** START RAW DATA **

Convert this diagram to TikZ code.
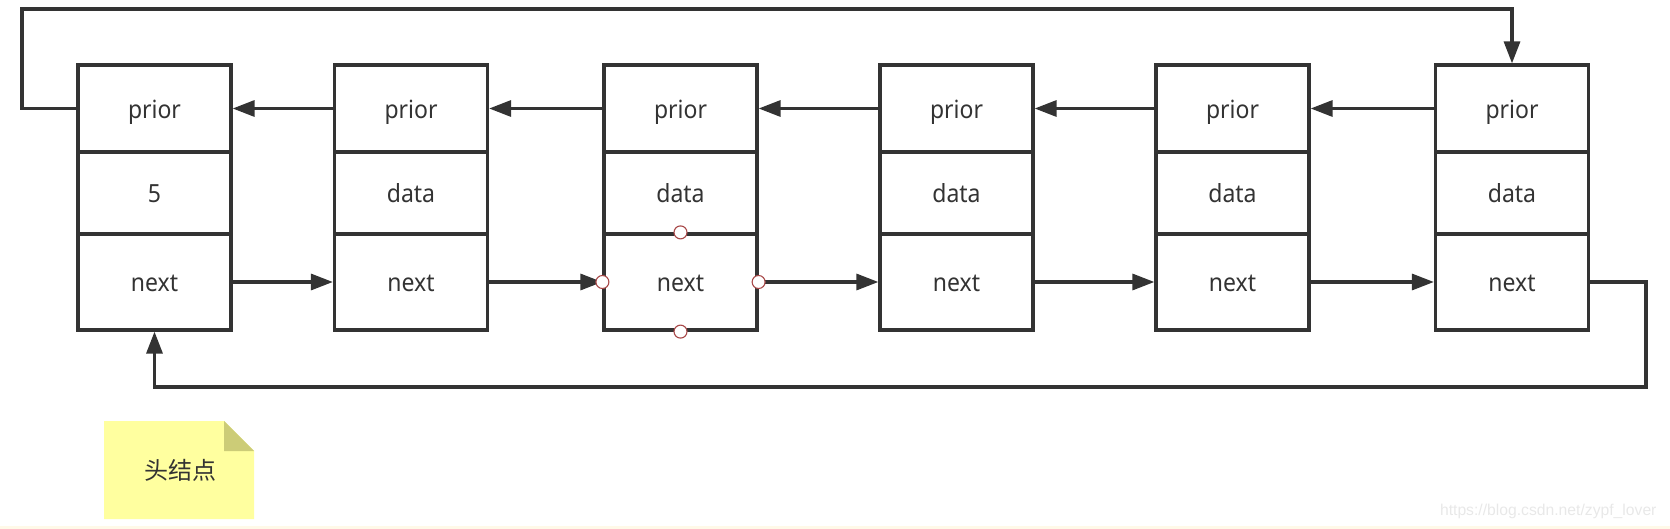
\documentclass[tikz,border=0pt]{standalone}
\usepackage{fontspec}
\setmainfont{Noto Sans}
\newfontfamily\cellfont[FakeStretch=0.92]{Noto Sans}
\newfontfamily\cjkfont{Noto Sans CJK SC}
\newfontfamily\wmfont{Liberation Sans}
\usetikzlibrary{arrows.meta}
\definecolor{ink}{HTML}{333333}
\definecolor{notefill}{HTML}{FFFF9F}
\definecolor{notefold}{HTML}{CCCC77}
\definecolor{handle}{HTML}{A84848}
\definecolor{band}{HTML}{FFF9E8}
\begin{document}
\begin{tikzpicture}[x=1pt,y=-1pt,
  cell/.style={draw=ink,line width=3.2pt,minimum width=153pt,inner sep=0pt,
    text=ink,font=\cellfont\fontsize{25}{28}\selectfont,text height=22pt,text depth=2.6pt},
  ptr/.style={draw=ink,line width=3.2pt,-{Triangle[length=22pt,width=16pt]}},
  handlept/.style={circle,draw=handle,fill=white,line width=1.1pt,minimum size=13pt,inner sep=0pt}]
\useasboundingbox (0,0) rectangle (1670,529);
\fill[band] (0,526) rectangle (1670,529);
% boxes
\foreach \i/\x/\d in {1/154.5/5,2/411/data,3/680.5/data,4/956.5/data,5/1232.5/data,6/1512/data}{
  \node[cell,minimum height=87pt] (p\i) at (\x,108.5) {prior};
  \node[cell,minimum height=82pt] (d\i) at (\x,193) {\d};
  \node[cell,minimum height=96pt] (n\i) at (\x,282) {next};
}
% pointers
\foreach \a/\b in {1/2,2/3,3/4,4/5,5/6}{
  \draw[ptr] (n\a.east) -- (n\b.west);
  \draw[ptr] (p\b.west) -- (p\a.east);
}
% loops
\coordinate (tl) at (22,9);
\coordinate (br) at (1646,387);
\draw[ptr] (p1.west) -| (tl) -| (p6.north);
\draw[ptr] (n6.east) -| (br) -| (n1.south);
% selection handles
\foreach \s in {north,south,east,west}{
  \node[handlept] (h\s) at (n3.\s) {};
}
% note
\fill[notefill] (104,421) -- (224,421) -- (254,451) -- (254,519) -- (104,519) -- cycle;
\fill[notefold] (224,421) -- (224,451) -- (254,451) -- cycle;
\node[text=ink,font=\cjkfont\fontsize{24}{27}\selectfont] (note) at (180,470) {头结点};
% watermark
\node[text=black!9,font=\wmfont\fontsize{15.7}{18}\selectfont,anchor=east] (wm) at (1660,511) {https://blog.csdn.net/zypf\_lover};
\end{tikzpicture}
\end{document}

** END RAW DATA **
** START RAW DATA **

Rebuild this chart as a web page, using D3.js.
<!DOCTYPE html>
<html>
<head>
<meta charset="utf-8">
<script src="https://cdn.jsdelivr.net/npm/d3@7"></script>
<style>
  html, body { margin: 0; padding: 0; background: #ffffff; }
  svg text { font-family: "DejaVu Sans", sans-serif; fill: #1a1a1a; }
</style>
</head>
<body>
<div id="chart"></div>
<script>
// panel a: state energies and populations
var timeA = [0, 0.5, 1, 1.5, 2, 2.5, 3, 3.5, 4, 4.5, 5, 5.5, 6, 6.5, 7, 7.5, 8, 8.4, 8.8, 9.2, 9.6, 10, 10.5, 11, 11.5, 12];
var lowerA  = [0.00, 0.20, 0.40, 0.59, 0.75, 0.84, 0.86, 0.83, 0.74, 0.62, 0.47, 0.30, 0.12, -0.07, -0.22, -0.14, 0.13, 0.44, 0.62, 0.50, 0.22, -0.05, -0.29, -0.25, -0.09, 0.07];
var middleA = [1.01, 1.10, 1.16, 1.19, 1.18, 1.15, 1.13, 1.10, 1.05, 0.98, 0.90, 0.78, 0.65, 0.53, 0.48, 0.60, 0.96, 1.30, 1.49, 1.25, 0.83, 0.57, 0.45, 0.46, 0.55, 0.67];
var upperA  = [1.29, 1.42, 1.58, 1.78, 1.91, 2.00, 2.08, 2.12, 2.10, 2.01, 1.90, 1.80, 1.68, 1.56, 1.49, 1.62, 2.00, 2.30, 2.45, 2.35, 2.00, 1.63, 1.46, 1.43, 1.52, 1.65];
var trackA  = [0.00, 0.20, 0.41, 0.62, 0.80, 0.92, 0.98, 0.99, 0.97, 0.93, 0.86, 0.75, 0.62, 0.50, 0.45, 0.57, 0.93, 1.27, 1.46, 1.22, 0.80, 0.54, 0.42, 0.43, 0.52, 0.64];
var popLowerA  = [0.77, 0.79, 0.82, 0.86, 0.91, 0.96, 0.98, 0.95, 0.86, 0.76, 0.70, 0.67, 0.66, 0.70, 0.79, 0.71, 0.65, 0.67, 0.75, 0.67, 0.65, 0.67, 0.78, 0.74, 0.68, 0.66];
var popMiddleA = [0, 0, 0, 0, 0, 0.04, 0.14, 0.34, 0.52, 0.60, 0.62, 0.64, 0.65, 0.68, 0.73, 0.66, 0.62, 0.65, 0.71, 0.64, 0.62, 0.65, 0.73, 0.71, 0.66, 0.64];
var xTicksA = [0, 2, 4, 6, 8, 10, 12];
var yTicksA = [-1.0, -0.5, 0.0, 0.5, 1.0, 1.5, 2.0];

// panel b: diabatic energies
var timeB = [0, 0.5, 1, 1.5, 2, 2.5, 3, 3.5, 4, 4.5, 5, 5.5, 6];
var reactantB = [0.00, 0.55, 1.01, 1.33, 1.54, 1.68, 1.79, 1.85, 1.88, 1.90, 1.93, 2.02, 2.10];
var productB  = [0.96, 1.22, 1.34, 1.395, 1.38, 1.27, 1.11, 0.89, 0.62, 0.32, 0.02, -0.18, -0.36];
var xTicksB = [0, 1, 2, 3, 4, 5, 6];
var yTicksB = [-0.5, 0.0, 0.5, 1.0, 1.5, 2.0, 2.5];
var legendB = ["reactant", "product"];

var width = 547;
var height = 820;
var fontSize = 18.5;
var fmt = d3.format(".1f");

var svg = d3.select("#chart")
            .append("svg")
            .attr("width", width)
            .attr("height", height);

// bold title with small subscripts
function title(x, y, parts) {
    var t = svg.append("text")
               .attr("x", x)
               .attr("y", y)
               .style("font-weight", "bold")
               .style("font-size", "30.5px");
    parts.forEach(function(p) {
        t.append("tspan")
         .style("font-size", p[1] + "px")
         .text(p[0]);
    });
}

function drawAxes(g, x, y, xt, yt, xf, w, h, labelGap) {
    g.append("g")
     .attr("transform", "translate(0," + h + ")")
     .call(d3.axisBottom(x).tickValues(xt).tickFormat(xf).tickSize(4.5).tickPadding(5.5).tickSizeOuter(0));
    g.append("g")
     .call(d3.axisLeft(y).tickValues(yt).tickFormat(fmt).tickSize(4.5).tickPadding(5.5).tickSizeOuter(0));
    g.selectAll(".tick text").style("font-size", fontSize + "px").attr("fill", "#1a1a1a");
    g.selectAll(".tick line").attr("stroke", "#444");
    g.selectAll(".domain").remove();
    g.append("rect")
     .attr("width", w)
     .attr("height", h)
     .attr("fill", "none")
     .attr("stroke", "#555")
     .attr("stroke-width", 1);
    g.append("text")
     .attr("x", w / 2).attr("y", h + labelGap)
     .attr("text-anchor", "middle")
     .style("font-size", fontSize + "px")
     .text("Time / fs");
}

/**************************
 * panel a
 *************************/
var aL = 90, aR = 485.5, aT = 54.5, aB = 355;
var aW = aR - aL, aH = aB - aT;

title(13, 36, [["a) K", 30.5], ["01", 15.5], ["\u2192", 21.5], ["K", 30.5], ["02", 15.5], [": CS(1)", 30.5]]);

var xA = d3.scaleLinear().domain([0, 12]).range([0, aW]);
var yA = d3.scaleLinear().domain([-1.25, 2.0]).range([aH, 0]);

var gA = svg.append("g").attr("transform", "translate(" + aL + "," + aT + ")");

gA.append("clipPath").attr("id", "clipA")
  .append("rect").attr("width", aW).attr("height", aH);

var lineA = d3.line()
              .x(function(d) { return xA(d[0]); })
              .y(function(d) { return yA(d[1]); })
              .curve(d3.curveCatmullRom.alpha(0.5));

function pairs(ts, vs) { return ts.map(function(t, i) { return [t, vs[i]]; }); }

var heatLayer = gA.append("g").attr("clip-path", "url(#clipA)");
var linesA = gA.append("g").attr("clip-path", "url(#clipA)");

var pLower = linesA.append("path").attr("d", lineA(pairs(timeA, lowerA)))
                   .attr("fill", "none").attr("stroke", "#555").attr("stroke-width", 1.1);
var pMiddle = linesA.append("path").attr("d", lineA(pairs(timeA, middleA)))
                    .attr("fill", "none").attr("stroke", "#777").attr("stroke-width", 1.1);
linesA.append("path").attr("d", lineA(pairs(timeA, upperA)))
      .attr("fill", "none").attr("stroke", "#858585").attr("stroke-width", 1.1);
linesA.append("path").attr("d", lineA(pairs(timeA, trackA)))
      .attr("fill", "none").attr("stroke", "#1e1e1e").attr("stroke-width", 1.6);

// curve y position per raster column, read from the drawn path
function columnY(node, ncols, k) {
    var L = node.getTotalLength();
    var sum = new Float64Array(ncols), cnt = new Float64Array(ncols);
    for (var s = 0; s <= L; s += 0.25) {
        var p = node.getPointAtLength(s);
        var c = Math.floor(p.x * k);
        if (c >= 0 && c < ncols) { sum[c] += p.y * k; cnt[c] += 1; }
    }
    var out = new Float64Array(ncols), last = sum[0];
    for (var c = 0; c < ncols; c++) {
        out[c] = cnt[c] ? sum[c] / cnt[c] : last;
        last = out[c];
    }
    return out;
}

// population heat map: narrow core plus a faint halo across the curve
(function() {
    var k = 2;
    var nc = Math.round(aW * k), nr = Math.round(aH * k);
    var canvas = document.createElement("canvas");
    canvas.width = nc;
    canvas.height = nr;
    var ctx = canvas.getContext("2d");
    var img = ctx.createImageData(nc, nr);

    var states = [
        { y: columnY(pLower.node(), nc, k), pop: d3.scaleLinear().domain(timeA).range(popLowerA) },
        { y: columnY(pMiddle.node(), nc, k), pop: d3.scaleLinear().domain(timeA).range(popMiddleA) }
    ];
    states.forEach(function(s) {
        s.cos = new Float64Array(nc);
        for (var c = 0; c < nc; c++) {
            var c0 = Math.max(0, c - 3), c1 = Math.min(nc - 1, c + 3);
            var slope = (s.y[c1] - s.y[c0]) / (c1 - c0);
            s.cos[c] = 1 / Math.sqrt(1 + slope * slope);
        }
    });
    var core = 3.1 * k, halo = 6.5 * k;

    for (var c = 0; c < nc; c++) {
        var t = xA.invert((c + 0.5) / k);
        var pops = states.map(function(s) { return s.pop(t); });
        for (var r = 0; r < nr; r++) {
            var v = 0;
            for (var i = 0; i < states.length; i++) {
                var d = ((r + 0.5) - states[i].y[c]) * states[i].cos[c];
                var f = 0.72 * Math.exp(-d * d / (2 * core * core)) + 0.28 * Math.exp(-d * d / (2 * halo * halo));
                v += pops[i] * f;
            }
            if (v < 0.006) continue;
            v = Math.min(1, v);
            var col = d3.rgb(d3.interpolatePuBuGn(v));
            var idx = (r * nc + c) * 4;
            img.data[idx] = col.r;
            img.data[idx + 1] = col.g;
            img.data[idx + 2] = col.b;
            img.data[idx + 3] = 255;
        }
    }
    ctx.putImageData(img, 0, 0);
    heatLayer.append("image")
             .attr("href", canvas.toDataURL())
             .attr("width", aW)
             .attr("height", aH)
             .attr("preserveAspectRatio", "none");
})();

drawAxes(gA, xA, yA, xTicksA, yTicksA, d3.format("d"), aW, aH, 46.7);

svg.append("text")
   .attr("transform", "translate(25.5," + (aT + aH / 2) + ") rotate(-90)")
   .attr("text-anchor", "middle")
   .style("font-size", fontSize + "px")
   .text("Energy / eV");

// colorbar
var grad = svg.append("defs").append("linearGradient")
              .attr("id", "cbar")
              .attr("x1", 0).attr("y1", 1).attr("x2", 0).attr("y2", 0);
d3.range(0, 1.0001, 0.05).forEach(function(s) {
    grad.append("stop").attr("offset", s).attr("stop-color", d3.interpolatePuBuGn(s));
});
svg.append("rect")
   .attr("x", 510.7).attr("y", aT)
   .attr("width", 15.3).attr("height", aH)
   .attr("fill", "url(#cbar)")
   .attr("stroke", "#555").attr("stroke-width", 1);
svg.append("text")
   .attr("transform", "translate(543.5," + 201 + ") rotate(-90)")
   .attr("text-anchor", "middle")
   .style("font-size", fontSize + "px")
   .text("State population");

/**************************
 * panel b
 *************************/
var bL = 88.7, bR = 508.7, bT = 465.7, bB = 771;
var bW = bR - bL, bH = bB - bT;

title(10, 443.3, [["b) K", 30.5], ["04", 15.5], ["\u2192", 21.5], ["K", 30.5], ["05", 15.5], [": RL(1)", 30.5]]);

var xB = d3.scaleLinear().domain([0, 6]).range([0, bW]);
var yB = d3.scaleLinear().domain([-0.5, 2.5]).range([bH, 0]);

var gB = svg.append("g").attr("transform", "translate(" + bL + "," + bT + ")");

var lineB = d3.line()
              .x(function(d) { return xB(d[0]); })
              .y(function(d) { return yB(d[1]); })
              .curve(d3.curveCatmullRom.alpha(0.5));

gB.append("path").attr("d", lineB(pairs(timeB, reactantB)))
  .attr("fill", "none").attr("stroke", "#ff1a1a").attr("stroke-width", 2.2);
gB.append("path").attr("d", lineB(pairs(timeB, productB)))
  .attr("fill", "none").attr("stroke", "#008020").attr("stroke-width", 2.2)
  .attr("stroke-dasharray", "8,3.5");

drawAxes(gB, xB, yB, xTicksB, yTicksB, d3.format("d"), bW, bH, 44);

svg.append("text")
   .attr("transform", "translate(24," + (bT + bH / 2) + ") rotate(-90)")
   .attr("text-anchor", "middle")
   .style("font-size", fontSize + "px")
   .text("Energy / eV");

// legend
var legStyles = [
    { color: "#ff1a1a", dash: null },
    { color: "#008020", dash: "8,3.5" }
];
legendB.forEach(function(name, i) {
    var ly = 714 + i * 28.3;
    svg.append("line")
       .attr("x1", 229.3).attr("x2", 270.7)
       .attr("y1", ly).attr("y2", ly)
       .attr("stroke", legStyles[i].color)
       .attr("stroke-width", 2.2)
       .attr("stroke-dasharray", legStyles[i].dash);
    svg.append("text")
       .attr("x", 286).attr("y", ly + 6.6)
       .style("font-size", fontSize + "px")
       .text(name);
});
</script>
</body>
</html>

** END RAW DATA **

SET PROBLEM – State how many lines of the listing above include the word "this". Give nothing but the number.

THE OUTPUT – 2